Collect all lines containing the word "matplotlib" from the data.

******

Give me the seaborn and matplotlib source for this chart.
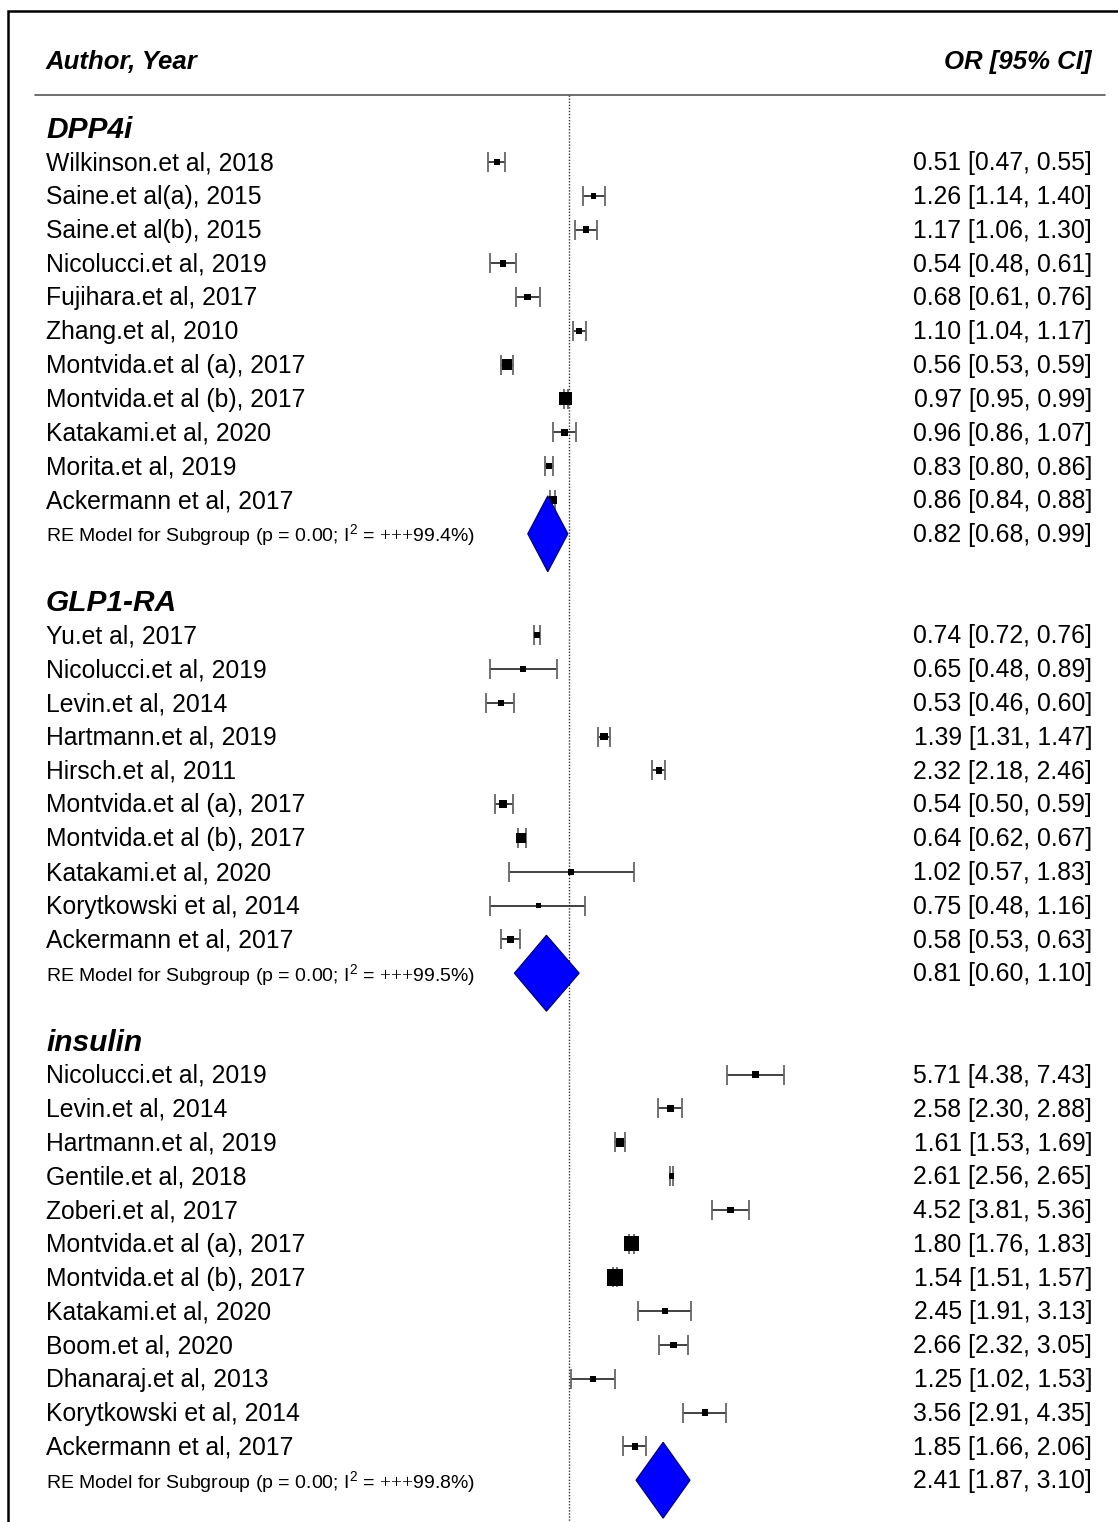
import numpy as np
import pandas as pd
import seaborn as sns
import matplotlib.pyplot as plt
from matplotlib.patches import Rectangle
from matplotlib.transforms import blended_transform_factory

# ---- data ----
groups = ["DPP4i", "GLP1-RA", "insulin"]

dpp_labels = ["Wilkinson.et al, 2018", "Saine.et al(a), 2015", "Saine.et al(b), 2015",
              "Nicolucci.et al, 2019", "Fujihara.et al, 2017", "Zhang.et al, 2010",
              "Montvida.et al (a), 2017", "Montvida.et al (b), 2017", "Katakami.et al, 2020",
              "Morita.et al, 2019", "Ackermann et al, 2017"]
dpp_or = [0.51, 1.26, 1.17, 0.54, 0.68, 1.10, 0.56, 0.97, 0.96, 0.83, 0.86]
dpp_lo = [0.47, 1.14, 1.06, 0.48, 0.61, 1.04, 0.53, 0.95, 0.86, 0.80, 0.84]
dpp_hi = [0.55, 1.40, 1.30, 0.61, 0.76, 1.17, 0.59, 0.99, 1.07, 0.86, 0.88]
dpp_wt = [6, 5, 6, 6, 6, 6, 10, 12, 6, 6, 8]

glp_labels = ["Yu.et al, 2017", "Nicolucci.et al, 2019", "Levin.et al, 2014",
              "Hartmann.et al, 2019", "Hirsch.et al, 2011", "Montvida.et al (a), 2017",
              "Montvida.et al (b), 2017", "Katakami.et al, 2020", "Korytkowski et al, 2014",
              "Ackermann et al, 2017"]
glp_or = [0.74, 0.65, 0.53, 1.39, 2.32, 0.54, 0.64, 1.02, 0.75, 0.58]
glp_lo = [0.72, 0.48, 0.46, 1.31, 2.18, 0.50, 0.62, 0.57, 0.48, 0.53]
glp_hi = [0.76, 0.89, 0.60, 1.47, 2.46, 0.59, 0.67, 1.83, 1.16, 0.63]
glp_wt = [6, 5, 6, 7, 6, 7, 9, 5, 5, 6]

ins_labels = ["Nicolucci.et al, 2019", "Levin.et al, 2014", "Hartmann.et al, 2019",
              "Gentile.et al, 2018", "Zoberi.et al, 2017", "Montvida.et al (a), 2017",
              "Montvida.et al (b), 2017", "Katakami.et al, 2020", "Boom.et al, 2020",
              "Dhanaraj.et al, 2013", "Korytkowski et al, 2014", "Ackermann et al, 2017"]
ins_or = [5.71, 2.58, 1.61, 2.61, 4.52, 1.80, 1.54, 2.45, 2.66, 1.25, 3.56, 1.85]
ins_lo = [4.38, 2.30, 1.53, 2.56, 3.81, 1.76, 1.51, 1.91, 2.32, 1.02, 2.91, 1.66]
ins_hi = [7.43, 2.88, 1.69, 2.65, 5.36, 1.83, 1.57, 3.13, 3.05, 1.53, 4.35, 2.06]
ins_wt = [6, 7, 8, 5, 6, 14, 15, 6, 6, 6, 6, 6]

re_or = [0.82, 0.81, 2.41]
re_lo = [0.68, 0.60, 1.87]
re_hi = [0.99, 1.10, 3.10]
re_i2 = ["99.4", "99.5", "99.8"]

# ---- build long table with row positions ----
study_sets = [(dpp_labels, dpp_or, dpp_lo, dpp_hi, dpp_wt),
              (glp_labels, glp_or, glp_lo, glp_hi, glp_wt),
              (ins_labels, ins_or, ins_lo, ins_hi, ins_wt)]
rows = []
head_rows = []
re_rows = []
r = 0
for g, (lab, o, lo, hi, wt) in zip(groups, study_sets):
    head_rows.append(r - 1)
    for i in range(len(lab)):
        rows.append(dict(group=g, label=lab[i], OR=o[i], lo=lo[i], hi=hi[i], wt=wt[i], row=r))
        r += 1
    re_rows.append(r)
    r += 3
df = pd.DataFrame(rows)

sns.set_style("white")
plt.rcParams["font.family"] = ["Liberation Sans", "DejaVu Sans"]
plt.rcParams["text.color"] = "black"
plt.rcParams["mathtext.fontset"] = "custom"
plt.rcParams["mathtext.rm"] = "Liberation Serif"
plt.rcParams["mathtext.sf"] = "Liberation Sans"

W, H = 1118, 1522
x0, k = 569, 107.0       # pixel of OR=1, pixels per ln unit
y0, dy = 162, 33.8       # pixel of first study row, pixels per row

fig = plt.figure(figsize=(W / 100, H / 100), dpi=100)
ax = fig.add_axes([0, 0, 1, 1])
ax.set_xscale("log")
ax.set_xlim(np.exp(-x0 / k), np.exp((W - x0) / k))
ax.set_ylim((H - y0) / dy, -y0 / dy)
ax.axis("off")
bt = blended_transform_factory(ax.transAxes, ax.transData)

# reference line and header rule
ax.vlines(1, -1.98, 45, colors="#333333", linestyles=(0, (1, 1.2)), lw=1.0)
ax.plot([35 / W, 1105 / W], [-1.98, -1.98], color="#555555", lw=1.2, transform=bt)

# CI whiskers
ax.hlines(df["row"], df["lo"], df["hi"], colors="#333333", lw=1.3)
cap = 10 / dy
ax.vlines(df["lo"], df["row"] - cap, df["row"] + cap, colors="#666666", lw=1.3)
ax.vlines(df["hi"], df["row"] - cap, df["row"] + cap, colors="#666666", lw=1.3)

# weighted squares
sizes = {v: (v * 0.78) ** 2 for v in df["wt"].unique()}
sns.scatterplot(data=df, x="OR", y="row", size="wt", sizes=sizes, marker="s",
                color="black", edgecolor="black", linewidth=0, legend=False, ax=ax, zorder=3)

# summary diamonds
hh = 38 / dy
for i in range(3):
    yy = re_rows[i]
    ax.fill([re_lo[i], re_or[i], re_hi[i], re_or[i]], [yy, yy - hh, yy, yy + hh],
            facecolor="#0000FF", edgecolor="#000066", lw=0.8, zorder=4)

# text columns
fs = 17.8
xl, xr = 46 / W, 1092 / W
va = "center_baseline"
up = -1.2 / dy
ax.text(xl, -3 + up, "Author, Year", transform=bt, fontsize=18.5, fontweight="bold",
        fontstyle="italic", va=va, ha="left")
ax.text(xr, -3 + up, "OR [95% CI]", transform=bt, fontsize=18.5, fontweight="bold",
        fontstyle="italic", va=va, ha="right")
for g, hr in zip(groups, head_rows):
    ax.text(xl, hr + up, g, transform=bt, fontsize=21.5, fontweight="bold",
            fontstyle="italic", va=va, ha="left")
for _, d in df.iterrows():
    ax.text(xl, d["row"] + up, d["label"], transform=bt, fontsize=fs, va=va, ha="left")
    ax.text(xr, d["row"] + up, f"{d['OR']:.2f} [{d['lo']:.2f}, {d['hi']:.2f}]", transform=bt,
            fontsize=fs, va=va, ha="right")
for i in range(3):
    yy = re_rows[i]
    ax.text(xl, yy + up,
            r"RE Model for Subgroup (p = 0.00; I$^{\mathsf{2}}$ = ${+}{+}{+}$" + f"{re_i2[i]}%)",
            transform=bt, fontsize=14, va=va, ha="left")
    ax.text(xr, yy + up, f"{re_or[i]:.2f} [{re_lo[i]:.2f}, {re_hi[i]:.2f}]", transform=bt,
            fontsize=fs, va=va, ha="right")

# outer frame (cut at right and bottom)
fig.add_artist(Rectangle((7.5 / W, -0.05), 1.2, 1.05 - 10.5 / H, fill=False,
                         lw=1.8, ec="black", transform=fig.transFigure, clip_on=False))

fig.savefig("out.png", dpi=100)
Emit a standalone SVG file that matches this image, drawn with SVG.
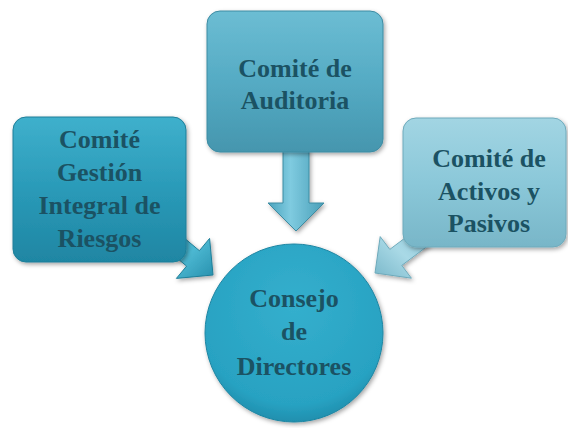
<svg xmlns="http://www.w3.org/2000/svg" width="568" height="428" viewBox="0 0 568 428">
<style>
.t{font-family:"Liberation Serif","DejaVu Serif",serif;font-weight:bold;font-size:26px;fill:#1b5263;text-anchor:middle}
.edge{stroke-width:1}
</style>
<defs>
<linearGradient id="gL" x1="0" y1="0" x2="0" y2="1"><stop offset="0" stop-color="#3fb0cc"/><stop offset="0.5" stop-color="#2a9ab8"/><stop offset="1" stop-color="#1f86a3"/></linearGradient>
<linearGradient id="gT" x1="0" y1="0" x2="0" y2="1"><stop offset="0" stop-color="#6cbdd3"/><stop offset="0.5" stop-color="#55abc4"/><stop offset="1" stop-color="#4596ae"/></linearGradient>
<linearGradient id="gR" x1="0" y1="0" x2="0" y2="1"><stop offset="0" stop-color="#a2d5e3"/><stop offset="0.5" stop-color="#8bc8d9"/><stop offset="1" stop-color="#78b6c8"/></linearGradient>
<radialGradient id="gC" cx="0.5" cy="0.35" r="0.65"><stop offset="0" stop-color="#34afcd"/><stop offset="0.85" stop-color="#28a2c2"/><stop offset="1" stop-color="#1f8fae"/></radialGradient>
<linearGradient id="aL" x1="0" y1="0" x2="1" y2="1"><stop offset="0" stop-color="#2a9ab8"/><stop offset="0.5" stop-color="#4cb8d2"/><stop offset="1" stop-color="#2890ad"/></linearGradient>
<linearGradient id="aT" x1="0" y1="0" x2="1" y2="0"><stop offset="0" stop-color="#4aa3bd"/><stop offset="0.4" stop-color="#7fcbe0"/><stop offset="1" stop-color="#4a9fb8"/></linearGradient>
<linearGradient id="aR" x1="1" y1="0" x2="0" y2="1"><stop offset="0" stop-color="#8ac6d7"/><stop offset="0.5" stop-color="#a9d9e6"/><stop offset="1" stop-color="#7ab8ca"/></linearGradient>
<filter id="sh" x="-10%" y="-10%" width="130%" height="130%"><feDropShadow dx="1.5" dy="2" stdDeviation="2" flood-color="#000" flood-opacity="0.35"/></filter>
</defs>
<g id="connectors">
<polygon class="edge" fill="url(#aL)" stroke="#1f7f99" points="163.6,246.9 176.4,231.5 199.4,250.7 209.6,238.4 213,275 176.4,278.4 186.6,266.1" filter="url(#sh)"/>
<polygon class="edge" fill="url(#aT)" stroke="#3d8ca3" points="283,148 309,148 309,203 324,203 296,231 268,203 283,203" filter="url(#sh)"/>
<polygon class="edge" fill="url(#aR)" stroke="#6eaabb" points="429.8,244.4 417.8,228.4 389.8,249.4 380.2,236.6 375,273 411.4,278.2 401.8,265.4" filter="url(#sh)"/>
</g>
<g id="n-riesgos">
<rect x="13" y="117" width="173" height="145" rx="13" fill="url(#gL)" stroke="#1f7f99" filter="url(#sh)"/>
<text class="t" x="99.5" y="148">Comité</text>
<text class="t" x="99.5" y="181">Gestión</text>
<text class="t" x="99.5" y="214">Integral de</text>
<text class="t" x="99.5" y="247">Riesgos</text>
</g>
<g id="n-auditoria">
<rect x="207" y="11" width="176" height="141" rx="13" fill="url(#gT)" stroke="#3d8ca3" filter="url(#sh)"/>
<text class="t" x="295" y="77">Comité de</text>
<text class="t" x="295" y="109">Auditoria</text>
</g>
<g id="n-activos">
<rect x="403" y="118" width="163" height="129" rx="13" fill="url(#gR)" stroke="#6eaabb" filter="url(#sh)"/>
<text class="t" x="489" y="167">Comité de</text>
<text class="t" x="489" y="200">Activos y</text>
<text class="t" x="489" y="232">Pasivos</text>
</g>
<g id="n-consejo">
<circle cx="294" cy="333" r="89" fill="url(#gC)" stroke="#1f86a3" filter="url(#sh)"/>
<text class="t" x="294" y="307">Consejo</text>
<text class="t" x="294" y="340">de</text>
<text class="t" x="294" y="375">Directores</text>
</g>
</svg>
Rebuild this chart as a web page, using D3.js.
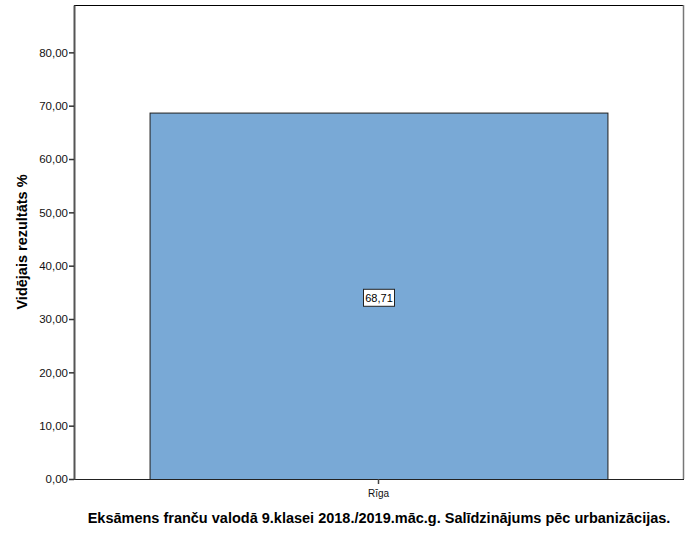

******

▶ Completed task:
Give me the seaborn and matplotlib source for this chart.
import matplotlib.pyplot as plt
from matplotlib.patches import Rectangle
from matplotlib.transforms import blended_transform_factory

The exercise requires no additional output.